Le 22 juin 1940, le département de la Vienne est coupé en deux. Poitiers est en zone occupée ; Chauvigny où habite son père est en zone non occupée, ce qui lui permet d’avoir un Ausweis, un laissez-passer. Grâce à ce document, Édith entre en Résistance et fait passer la ligne de démarcation à ses fournisseurs en article de mode, juifs fuyants Paris. Patriote, Édith Augustin refuse l’allégeance au maréchal Pétain. Elle se met au service du réseau Marie-Odile qui cache des prisonniers de guerre français et des aviateurs alliés, et devient agent de liaison. Commerçante le jour, Édith Augustin va devenir de plus en plus active au sein du réseau Alliance, un des rares groupes de résistance dirigée par une femme, Marie-Madeleine Fourcade. Alliance repose sur le noyau familial, Albert Roquet, Eugène et Marie Tillet et Jean Kiffer, agent commercial, qui s’emploient à sécuriser des parachutages, planquer des résistants, mettre en service des radio-émetteurs, … Le réseau Alliance, surnommé « l’Arche de Noé » par les Allemands en raison des pseudonymes attribués à ses agents (girafe, éléphant, tortue, hérisson, …) est traqué par l’armée d’Occupation. C’est un agent double à la botte des nazis qui livrera le réseau Alliance du sud-ouest. Ses membres seront traqués et arrêtés jusqu’au tour d’Édith Augustin le 31 décembre 1943.
Incarcérés à la prison de la Pierre-Levée de Poitiers, Édith, les époux Tillet, son cousin Albert et Jean Kiffer sont ensuite transférés au camp d’internement de Compiègne dans l’Oise. Ils rejoignent les autres membres du réseau Alliance arrêtés sur le territoire français qui sont internés au camp de Schirmeck dans le Bas-Rhin, où arrivera Édith le 1er mai 1944. Ces membres d’Alliance sont étiquetés comme terroristes et reçoivent la dénomination « secret » et « NN » (Nacht und Nebel – Nuit et Brouillard), ce qui les condamne à la mort.
Le 1er septembre 1944, face à l’avancée des Alliés, les 106 prisonniers du réseau Alliance sont conduits au camp du Struthof.
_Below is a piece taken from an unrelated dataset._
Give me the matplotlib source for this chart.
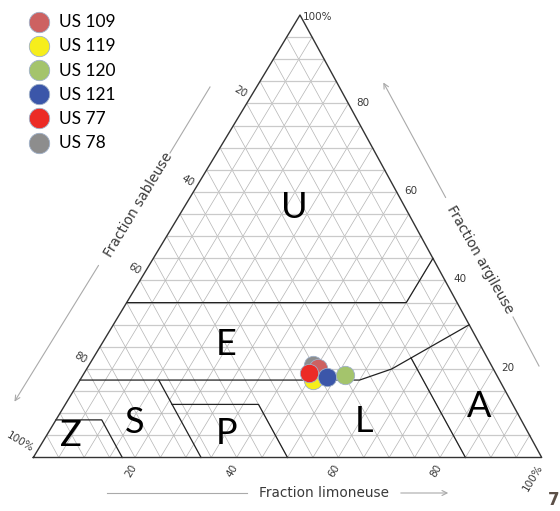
import numpy as np
import matplotlib.pyplot as plt

# samples: texture in % (silt = fraction limoneuse, clay = fraction argileuse)
SAMPLES = ["US 109", "US 119", "US 120", "US 121", "US 77", "US 78"]
SILT = [45.5, 45.9, 51.6, 48.2, 44.3, 44.1]
CLAY = [20.2, 17.5, 18.6, 18.1, 19.0, 20.9]
COLORS = ["#cd6161", "#f6ee1c", "#a4c46c", "#3b56a9", "#ec2b26", "#8d8d8d"]
DRAW_ORDER = [5, 0, 1, 4, 3, 2]

# texture class boundaries, as (silt, clay) polylines
BOUNDARIES = [
    [(0, 35), (55, 35), (55, 45)],                   # U / E
    [(0, 17.5), (55, 17.5), (60, 20), (70, 30)],     # E / lower classes
    [(62.5, 22.5), (85, 0)],                         # L / A
    [(15.5, 17.5), (33, 0)],                         # S / P-L
    [(21, 12), (38, 12), (50, 0)],                   # P
    [(0, 8.5), (9, 8.5), (17.5, 0)],                 # Z
]

CLASS_NAMES = ["U", "E", "Z", "S", "P", "L", "A"]
CLASS_SILT = [21.7, 24.5, 4.8, 15.8, 35.1, 60.7, 81.6]
CLASS_CLAY = [56.4, 25.6, 4.9, 8.0, 5.5, 8.1, 11.5]

TICKS = [20, 40, 60, 80]

# triangle corners in figure pixels (the scanned triangle is a bit skewed)
BL = (33.3, 457.5)
BR = (541.7, 457.5)
TOP = (300.0, 15.0)

GRID_C = "#b4b4b4"
TXT_C = "#3a3a3a"


def tern(silt, clay):
    s = np.asarray(silt, dtype=float) / 100
    c = np.asarray(clay, dtype=float) / 100
    x = BL[0] + s * (BR[0] - BL[0]) + c * (TOP[0] - BL[0])
    y = BL[1] + s * (BR[1] - BL[1]) + c * (TOP[1] - BL[1])
    return x, y


fig = plt.figure(figsize=(5.6, 5.11), dpi=100)
ax = fig.add_axes([0, 0, 1, 1])
ax.set_xlim(0, 560)
ax.set_ylim(511, 0)
ax.axis("off")

# 5 % grid in the three directions
for k in range(5, 100, 5):
    x, y = tern([0, 100 - k], [k, k])
    ax.plot(x, y, color="#cacaca", lw=0.9, zorder=1)
    x, y = tern([k, k], [0, 100 - k])
    ax.plot(x, y, color=GRID_C, lw=0.5, zorder=1)
    x, y = tern([100 - k, 0], [0, 100 - k])
    ax.plot(x, y, color=GRID_C, lw=0.5, zorder=1)

# outline
x, y = tern([0, 100, 0, 0], [0, 0, 100, 0])
ax.plot(x, y, color="#333333", lw=1.0, zorder=3)

# class boundaries
for line in BOUNDARIES:
    s, c = zip(*line)
    x, y = tern(s, c)
    ax.plot(x, y, color="#222222", lw=0.9, zorder=2)

for name, s, c in zip(CLASS_NAMES, CLASS_SILT, CLASS_CLAY):
    x, y = tern(s, c)
    ax.text(x, y, name, fontsize=26, family="Lato", ha="center",
            va="center", color="black", zorder=4)

# tick labels
for t in TICKS + [100]:
    lab = f"{t}%" if t == 100 else str(t)
    # silt, bottom
    x, y = tern(t, 0)
    ax.text(x - 1, y + 8, lab, rotation=59, rotation_mode="anchor",
            ha="right", va="center", fontsize=7.5, color=TXT_C)
    # sand, left
    x, y = tern(0, 100 - t)
    ax.text(x - 3, y - 4, lab, rotation=-31, rotation_mode="anchor",
            ha="right", va="bottom", fontsize=7.5, color=TXT_C)
    # clay, right
    x, y = tern(100 - t, t)
    ax.text(x + (3 if t == 100 else 8), y + (2 if t == 100 else -1), lab,
            ha="left", va="center", fontsize=7.5, color=TXT_C)

# axis titles with guide arrows
arrow = dict(arrowstyle="->", color="#aaaaaa", lw=0.8, mutation_scale=9)
ax.text(324, 493, "Fraction limoneuse", fontsize=9.8, ha="center",
        va="center", color=TXT_C)
ax.plot([107, 247], [493, 493], color="#aaaaaa", lw=0.8)
ax.annotate("", xy=(451, 493), xytext=(398, 493), arrowprops=arrow)

ax.text(138.5, 205, "Fraction sableuse", fontsize=9.8, rotation=58.9,
        ha="center", va="center", color=TXT_C, rotation_mode="anchor")
ax.plot([210, 170], [87, 153], color="#aaaaaa", lw=0.8)
ax.annotate("", xy=(13, 404), xytext=(100, 263), arrowprops=arrow)

ax.text(480, 260, "Fraction argileuse", fontsize=9.8, rotation=-60.5,
        ha="center", va="center", color=TXT_C, rotation_mode="anchor")
ax.annotate("", xy=(382, 80), xytext=(447, 200), arrowprops=arrow)
ax.plot([513, 539], [317, 366], color="#aaaaaa", lw=0.8)

# samples
for i in DRAW_ORDER:
    x, y = tern(SILT[i], CLAY[i])
    ax.scatter(x, y, s=175, color=COLORS[i], edgecolors="#9fb0c8",
               linewidths=0.6, zorder=5)

# legend
for i, name in enumerate(SAMPLES):
    yy = 21.7 + i * 24.2
    ax.scatter(39.3, yy, s=215, color=COLORS[i], edgecolors="#9fb0c8",
               linewidths=0.6, zorder=5)
    ax.text(59, yy + 0.5, name, fontsize=12.5, family="Lato", ha="left",
            va="center", color="black")

ax.text(548, 500, "7", fontsize=12, fontweight="bold", color="#5b5047",
        ha="left", va="center")

fig.savefig("out.png", dpi=100)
Les détenus sont emmenés dans un local, on les oblige à se déshabiller et à se coucher. Ils sont exécutés d’une balle dans la tête et leurs corps sont brûlés dans le four crématoire du camp. Leurs cendres sont ensuite mêlées à celle des ordures dans une fosse.
Ce double hommage confirme l’attachement de la ville de Poitiers à ces grandes Résistantes, puisque qu’un collège porte le nom de France Bloch-Sérazin et une résidence autonomie celui d’Édith Augustin.
La CGT des territoriaux de Poitiers a pu mesurer combien la dénomination d’un lieu peut de nouveau marquer l’histoire, surtout lorsqu’il s’agit de résister face à l’injustice. En effet, suite à la décision de la mairie de Poitiers de fermer cette résidence, une lutte qui s’est traduite par une occupation de 66 jours par les syndiqués et la population du quartier en 2023, s’est terminée de manière victorieuse : un service public portant le nom d’Édith Augustin ne pouvait pas fermer.